Sit with a plate of food or cup of tea. Breathe deeply, relax your shoulders. Connect with the intention to be friendly with your experience.   Then take 30 seconds to notice everything going on in your body. Mouth watering, muscles contracting, stomach grumbling, tension, excitement, etc… Do you notice urges playing out physically in your body… or thoughts of “I need some of those.  I’m hungry, etc..”?

Take a bite or sip.  Then relax and watch again… what is going on in the body? what is the mind saying?  Watch the show but don’t react.
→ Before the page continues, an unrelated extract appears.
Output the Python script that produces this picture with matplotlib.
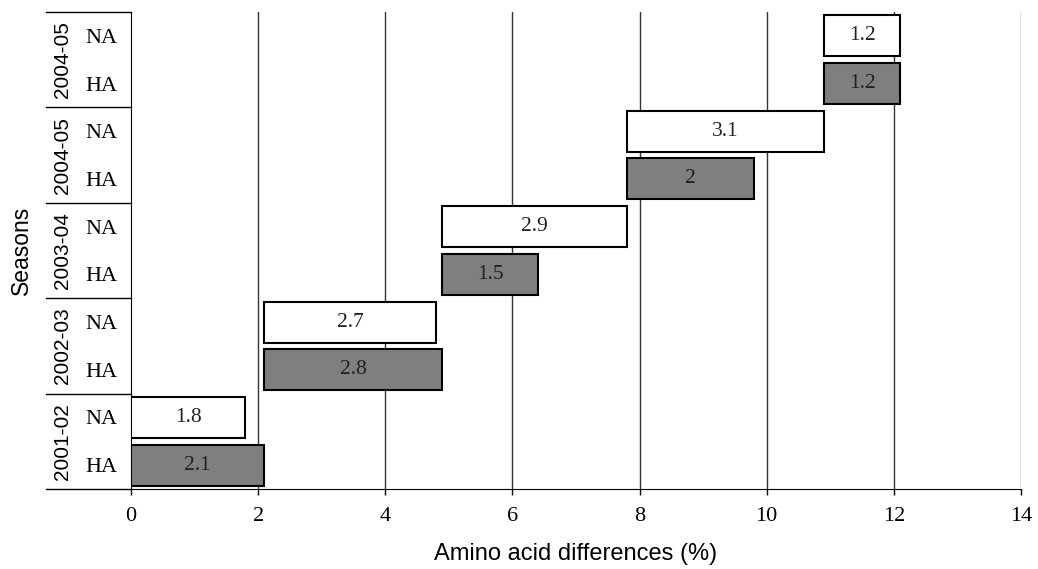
import numpy as np
import matplotlib.pyplot as plt

# seasons from bottom to top (the top one is labelled 2004-05 twice in the source)
seasons = ["2001-02", "2002-03", "2003-04", "2004-05", "2004-05"]
ha_vals = [2.1, 2.8, 1.5, 2, 1.2]
na_vals = [1.8, 2.7, 2.9, 3.1, 1.2]

# each season starts where the longer bar of the previous one ended
starts = np.concatenate([[0], np.cumsum(np.maximum(ha_vals, na_vals))[:-1]])

fig = plt.figure(figsize=(10.38, 5.69), dpi=100)
ax = fig.add_axes([0.1262, 0.1406, 0.8574, 0.8383])

n = len(seasons)
ha_pos = np.arange(n) * 2
na_pos = ha_pos + 1
h = 0.86

ax.barh(ha_pos, ha_vals, left=starts, height=h, color="#7f7f7f",
        edgecolor="black", linewidth=1.5, zorder=3)
ax.barh(na_pos, na_vals, left=starts, height=h, color="white",
        edgecolor="black", linewidth=1.5, zorder=3)

for p, s, v in zip(ha_pos, starts, ha_vals):
    ax.text(s + v / 2, p, f"{v:g}", ha="center", va="center",
            family="Liberation Serif", fontsize=15.5, color="#222222", zorder=4)
for p, s, v in zip(na_pos, starts, na_vals):
    ax.text(s + v / 2, p, f"{v:g}", ha="center", va="center",
            family="Liberation Serif", fontsize=15.5, color="#222222", zorder=4)

ax.set_xlim(0, 14)
ax.set_ylim(-0.5, 2 * n - 0.5)
ax.set_xticks(range(0, 15, 2))
ax.set_xticklabels([str(t) for t in range(0, 15, 2)], family="Liberation Serif", fontsize=16)
ax.tick_params(axis="x", length=4, width=1, pad=9)
for x in range(2, 15, 2):
    ax.axvline(x, color="#333333" if x < 14 else "#777777", lw=1, zorder=1)

ax.set_yticks(np.concatenate([ha_pos, na_pos]))
ax.set_yticklabels(["HA"] * n + ["NA"] * n, family="Liberation Serif", fontsize=16)
ax.tick_params(axis="y", length=0, pad=10)

ax.spines["top"].set_visible(False)
ax.spines["right"].set_visible(False)

# group separators and season labels left of the axis
x0 = -0.0955
for k in range(n + 1):
    yy = 2 * k - 0.5
    ax.plot([x0, 0], [yy, yy], transform=ax.get_yaxis_transform(),
            color="black", lw=1, clip_on=False)
for k, s in enumerate(seasons):
    ax.text(-0.0775, 2 * k + 0.5, s, rotation=90, ha="center", va="center",
            transform=ax.get_yaxis_transform(), family="Liberation Sans", fontsize=15)

ax.text(-0.1225, 0.5, "Seasons", rotation=90, ha="center", va="center",
        transform=ax.transAxes, family="Liberation Sans", fontsize=16.5)
ax.set_xlabel("Amino acid differences (%)", family="Liberation Sans", fontsize=17, labelpad=12)

fig.savefig("out.png", dpi=100)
And regularly, gently, without judgement, simply inquire: “What do I need right now?”  Then notice what is true.

 

 

 

 

3 responses to “Enjoying the Show”

  1. Eva

    Sounds like you had such a great time! glad to have you back!

  2. Nancy

    Ahh. Lovely Beth.
    Just reading this made me feel calm. I will try to remember to try this at meals.
    xoxox

  3. Brenda Dolly - "Earth Angel"

    Beth: You so have a way with words, my Dear! I could see and feel everyting you experienced, as you described it all so eloquently…
    Happy that you had such a wonderful experience…may we all be so lucky!